U.S. Coast Guard prepares for MH-65E upgrade

By Elan Head | May 7, 2018

Estimated reading time 8 minutes, 53 seconds.

The Airbus H-65 Dolphin helicopters of the U.S. Coast Guard (USCG) have undergone multiple upgrades since the original HH-65A models entered service in the mid-1980s. Now, the USCG is preparing to upgrade its Dolphins once again, from MH-65D to MH-65E models with advanced digital cockpits.

The upgrade is being developed in partnership with Rockwell Collins, which will be equipping these “Echo” models with a version of the Common Avionics Architecture System (CAAS) that is already in use on the USCG’s Sikorsky MH-60Ts.

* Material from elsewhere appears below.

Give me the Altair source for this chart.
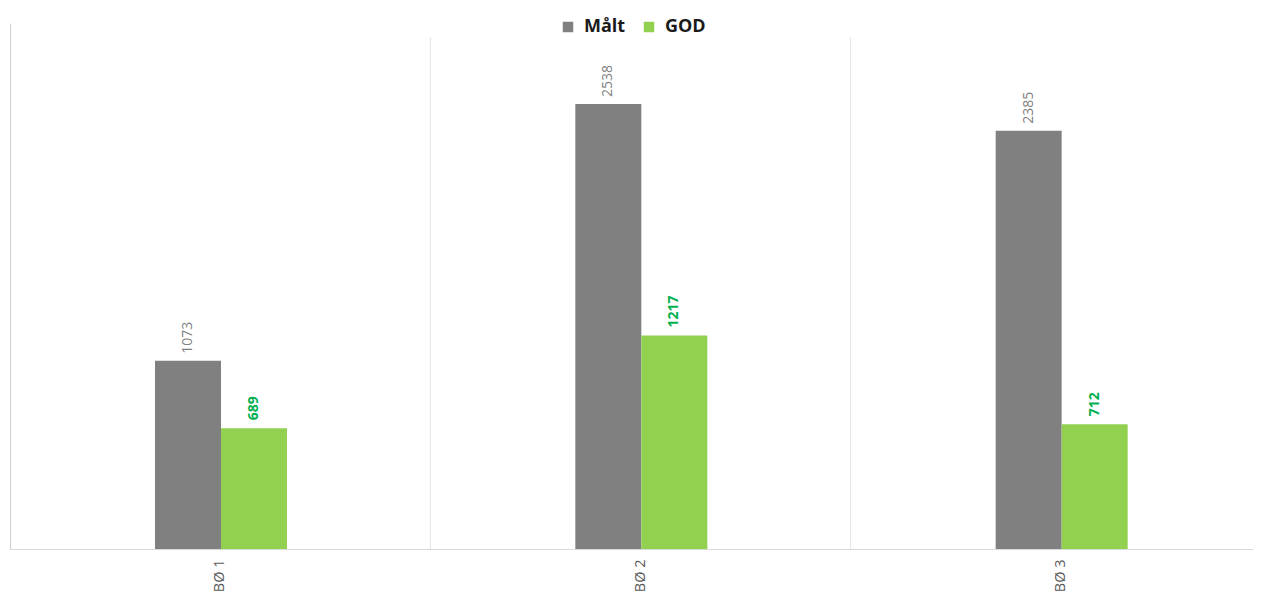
import altair as alt
import pandas as pd

categories = ["BØ 1", "BØ 2", "BØ 3"]
series = ["Målt", "GOD"]
maalt = [1073, 2538, 2385]
god = [689, 1217, 712]

rows = []
for c, m, g in zip(categories, maalt, god):
    rows.append({"cat": c, "serie": "Målt", "value": m})
    rows.append({"cat": c, "serie": "GOD", "value": g})
df = pd.DataFrame(rows)
bounds = pd.DataFrame({"cat": categories[1:]})

FONT = "Open Sans"

xscale = alt.Scale(domain=categories, paddingInner=0, paddingOuter=0, range=[0, 1261])
xaxis = alt.Axis(labelAngle=-90, labelAlign="right", labelBaseline="middle",
                 labelFont=FONT, labelFontSize=14.5, labelColor="#595959",
                 labelPadding=10, ticks=False, domain=True, domainColor="#d9d9d9",
                 grid=False)
x = alt.X("cat:N", sort=categories, title=None, scale=xscale, axis=xaxis)
xo = alt.XOffset("serie:N", sort=series,
                 scale=alt.Scale(paddingInner=0, paddingOuter=0, range=[145, 277]))
y = alt.Y("value:Q", title=None,
          scale=alt.Scale(domain=[0, 3000], nice=False),
          axis=alt.Axis(labels=False, ticks=False, grid=False, domain=True,
                        domainColor="#cfcfcf"))

color = alt.Color("serie:N", sort=series,
                  scale=alt.Scale(domain=series, range=["#808080", "#92d050"]),
                  legend=alt.Legend(title=None, orient="none", legendX=549, legendY=-5,
                                    direction="horizontal", symbolType="square",
                                    symbolSize=110, symbolStrokeWidth=0,
                                    labelFont=FONT, labelFontSize=18, labelFontWeight="bold",
                                    labelColor="#1a1a1a", columnPadding=14, labelOffset=7))

bars = alt.Chart(df).mark_bar(size=66).encode(x=x, xOffset=xo, y=y, color=color)

grid = alt.Chart(bounds).mark_rule(color="#e3e3e3", strokeWidth=1).encode(
    x=alt.X("cat:N", sort=categories, title=None, scale=xscale, axis=xaxis, bandPosition=0),
    y=alt.value(14), y2=alt.value(526))

text_m = alt.Chart(df).transform_filter(alt.datum.serie == "Målt").mark_text(
    angle=270, align="left", baseline="middle", dx=7, font=FONT, fontSize=14,
    color="#7f7f7f").encode(x=x, xOffset=xo, y=y, text="value:Q")
text_g = alt.Chart(df).transform_filter(alt.datum.serie == "GOD").mark_text(
    angle=270, align="left", baseline="middle", dx=8, font=FONT, fontSize=14,
    fontWeight="bold", color="#00b050").encode(x=x, xOffset=xo, y=y, text="value:Q")

chart = alt.layer(bars, grid, text_m, text_g).properties(
    width=1243, height=526,
    autosize=alt.AutoSizeParams(type="none"),
    padding={"left": 2, "top": 15, "right": 0, "bottom": 48},
).configure_view(stroke=None)

chart.save("out.html", embed_options={"renderer": "svg", "actions": False})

The enhanced reliability and situational awareness provided by the avionics in the MH-65E should be particularly helpful for crews in complex, large-scale rescue operations, like those that followed Hurricane Harvey last year. Chris Ebdon Photo
The enhanced reliability and situational awareness provided by the avionics in the MH-65E should be particularly helpful for crews in complex, large-scale rescue operations, like those that followed Hurricane Harvey last year. Chris Ebdon Photo

Most visibly, the upgrade will enhance the MH-65 cockpit with four large multi-function displays (MFDs), incorporating new features and tools to enhance pilots’ situational awareness and support their demanding missions. The upgrade will also meet the Federal Aviation Administration’s standards for area navigation, allowing Coast Guard Dolphins to safely operate within congested civil airspace without sacrificing the efficiency of their missions.

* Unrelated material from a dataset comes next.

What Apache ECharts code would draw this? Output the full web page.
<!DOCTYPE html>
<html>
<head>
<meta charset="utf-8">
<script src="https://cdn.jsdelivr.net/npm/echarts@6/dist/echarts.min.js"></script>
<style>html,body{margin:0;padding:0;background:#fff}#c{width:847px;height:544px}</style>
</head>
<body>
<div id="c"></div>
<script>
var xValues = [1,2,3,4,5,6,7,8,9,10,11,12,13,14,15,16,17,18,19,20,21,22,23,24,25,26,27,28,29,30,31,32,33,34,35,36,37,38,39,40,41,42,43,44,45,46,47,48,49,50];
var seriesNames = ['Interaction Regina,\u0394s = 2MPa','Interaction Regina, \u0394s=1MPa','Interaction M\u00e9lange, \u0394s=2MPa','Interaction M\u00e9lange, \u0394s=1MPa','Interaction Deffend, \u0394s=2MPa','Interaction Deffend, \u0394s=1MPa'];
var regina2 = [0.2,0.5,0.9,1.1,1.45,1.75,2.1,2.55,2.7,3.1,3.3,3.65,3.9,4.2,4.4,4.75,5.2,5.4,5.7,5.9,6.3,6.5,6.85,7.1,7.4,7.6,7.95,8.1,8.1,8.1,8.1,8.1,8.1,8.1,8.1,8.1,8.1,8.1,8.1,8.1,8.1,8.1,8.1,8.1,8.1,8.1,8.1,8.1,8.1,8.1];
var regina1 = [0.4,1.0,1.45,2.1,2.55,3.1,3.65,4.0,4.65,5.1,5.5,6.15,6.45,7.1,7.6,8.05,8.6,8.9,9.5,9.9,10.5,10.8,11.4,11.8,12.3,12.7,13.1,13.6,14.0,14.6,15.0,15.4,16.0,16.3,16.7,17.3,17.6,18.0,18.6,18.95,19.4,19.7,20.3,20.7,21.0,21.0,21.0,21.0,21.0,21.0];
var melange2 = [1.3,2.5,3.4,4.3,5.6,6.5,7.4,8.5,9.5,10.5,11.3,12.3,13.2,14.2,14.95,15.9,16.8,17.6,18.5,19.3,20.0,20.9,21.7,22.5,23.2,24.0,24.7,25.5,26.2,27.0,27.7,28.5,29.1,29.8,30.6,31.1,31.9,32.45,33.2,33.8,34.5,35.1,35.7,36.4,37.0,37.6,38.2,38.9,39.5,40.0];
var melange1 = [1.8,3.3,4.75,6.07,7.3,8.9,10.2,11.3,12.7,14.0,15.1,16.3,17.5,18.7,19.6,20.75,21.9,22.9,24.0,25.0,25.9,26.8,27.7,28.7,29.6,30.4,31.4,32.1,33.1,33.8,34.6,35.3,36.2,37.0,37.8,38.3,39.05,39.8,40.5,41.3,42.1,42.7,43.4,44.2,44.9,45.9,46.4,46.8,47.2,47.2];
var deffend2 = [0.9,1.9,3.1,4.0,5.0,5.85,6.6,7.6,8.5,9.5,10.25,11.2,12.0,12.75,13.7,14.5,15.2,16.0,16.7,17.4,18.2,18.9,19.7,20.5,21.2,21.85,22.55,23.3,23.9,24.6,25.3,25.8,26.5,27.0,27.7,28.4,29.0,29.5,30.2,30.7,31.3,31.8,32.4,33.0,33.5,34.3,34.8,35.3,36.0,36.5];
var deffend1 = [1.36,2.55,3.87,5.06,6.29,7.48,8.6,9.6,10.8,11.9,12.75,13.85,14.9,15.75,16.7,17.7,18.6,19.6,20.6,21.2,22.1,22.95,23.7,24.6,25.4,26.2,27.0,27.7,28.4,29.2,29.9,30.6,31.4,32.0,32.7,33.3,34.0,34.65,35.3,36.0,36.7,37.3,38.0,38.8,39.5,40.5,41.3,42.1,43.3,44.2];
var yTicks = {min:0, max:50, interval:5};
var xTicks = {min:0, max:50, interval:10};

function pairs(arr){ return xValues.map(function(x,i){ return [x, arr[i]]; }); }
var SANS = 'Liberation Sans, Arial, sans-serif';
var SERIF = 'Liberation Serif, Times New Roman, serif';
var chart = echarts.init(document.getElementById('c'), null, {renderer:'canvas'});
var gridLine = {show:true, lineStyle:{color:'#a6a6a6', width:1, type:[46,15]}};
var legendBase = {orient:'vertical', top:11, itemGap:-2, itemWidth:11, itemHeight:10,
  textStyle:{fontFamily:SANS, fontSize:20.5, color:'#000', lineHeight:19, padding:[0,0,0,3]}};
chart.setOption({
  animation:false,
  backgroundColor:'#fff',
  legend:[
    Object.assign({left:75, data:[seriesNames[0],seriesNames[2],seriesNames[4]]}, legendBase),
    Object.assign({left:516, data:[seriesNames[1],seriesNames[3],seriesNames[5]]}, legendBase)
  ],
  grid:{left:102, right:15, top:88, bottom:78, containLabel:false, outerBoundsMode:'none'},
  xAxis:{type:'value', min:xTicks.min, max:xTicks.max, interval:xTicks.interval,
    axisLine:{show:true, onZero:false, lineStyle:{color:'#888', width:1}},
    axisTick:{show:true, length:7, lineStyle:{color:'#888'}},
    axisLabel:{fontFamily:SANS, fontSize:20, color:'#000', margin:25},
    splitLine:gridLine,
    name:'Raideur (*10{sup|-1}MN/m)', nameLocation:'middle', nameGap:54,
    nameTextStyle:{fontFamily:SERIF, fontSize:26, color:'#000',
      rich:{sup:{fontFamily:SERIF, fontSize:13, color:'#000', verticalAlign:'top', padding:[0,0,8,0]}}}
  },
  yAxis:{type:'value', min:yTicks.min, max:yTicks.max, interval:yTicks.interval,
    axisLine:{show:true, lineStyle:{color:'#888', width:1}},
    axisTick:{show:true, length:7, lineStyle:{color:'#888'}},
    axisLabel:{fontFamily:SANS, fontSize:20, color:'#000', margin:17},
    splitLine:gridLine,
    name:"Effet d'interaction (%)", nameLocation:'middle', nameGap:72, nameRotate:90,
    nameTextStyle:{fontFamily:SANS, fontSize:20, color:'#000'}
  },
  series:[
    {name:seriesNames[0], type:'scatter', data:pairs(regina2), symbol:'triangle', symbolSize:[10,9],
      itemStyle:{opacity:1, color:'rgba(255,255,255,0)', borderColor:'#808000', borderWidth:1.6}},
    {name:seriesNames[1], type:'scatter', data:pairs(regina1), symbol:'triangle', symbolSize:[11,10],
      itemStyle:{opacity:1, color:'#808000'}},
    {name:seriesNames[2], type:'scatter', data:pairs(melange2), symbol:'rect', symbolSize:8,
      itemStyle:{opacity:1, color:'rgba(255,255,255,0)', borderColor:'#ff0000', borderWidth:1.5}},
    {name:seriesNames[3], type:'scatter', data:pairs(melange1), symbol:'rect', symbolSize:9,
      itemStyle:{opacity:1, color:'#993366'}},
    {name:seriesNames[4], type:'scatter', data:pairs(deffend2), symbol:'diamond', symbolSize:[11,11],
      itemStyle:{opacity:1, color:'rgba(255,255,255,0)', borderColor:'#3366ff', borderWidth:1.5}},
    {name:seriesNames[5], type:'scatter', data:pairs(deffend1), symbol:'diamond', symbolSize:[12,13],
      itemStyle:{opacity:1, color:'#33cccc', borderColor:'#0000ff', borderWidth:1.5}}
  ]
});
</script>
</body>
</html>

Moreover, the system’s modern electronics and open architecture are designed to accommodate further enhancements well into the future, which could keep these aircraft flying well past 2030.

“If you look at the 30,000-foot level down at this, this is going from an analog aircraft to a much more digital, modern aircraft,” explained Duane Grave, Rockwell Collins’ principal account manager for special operations and rescue helicopter systems.

“In doing that, we do the engineering work to take advantage of all the capability that a [modern digital cockpit] has in the civil world, and then we missionize it specifically for Coast Guard functions and specifically for the short-range rescue helicopter that is this MH-65.”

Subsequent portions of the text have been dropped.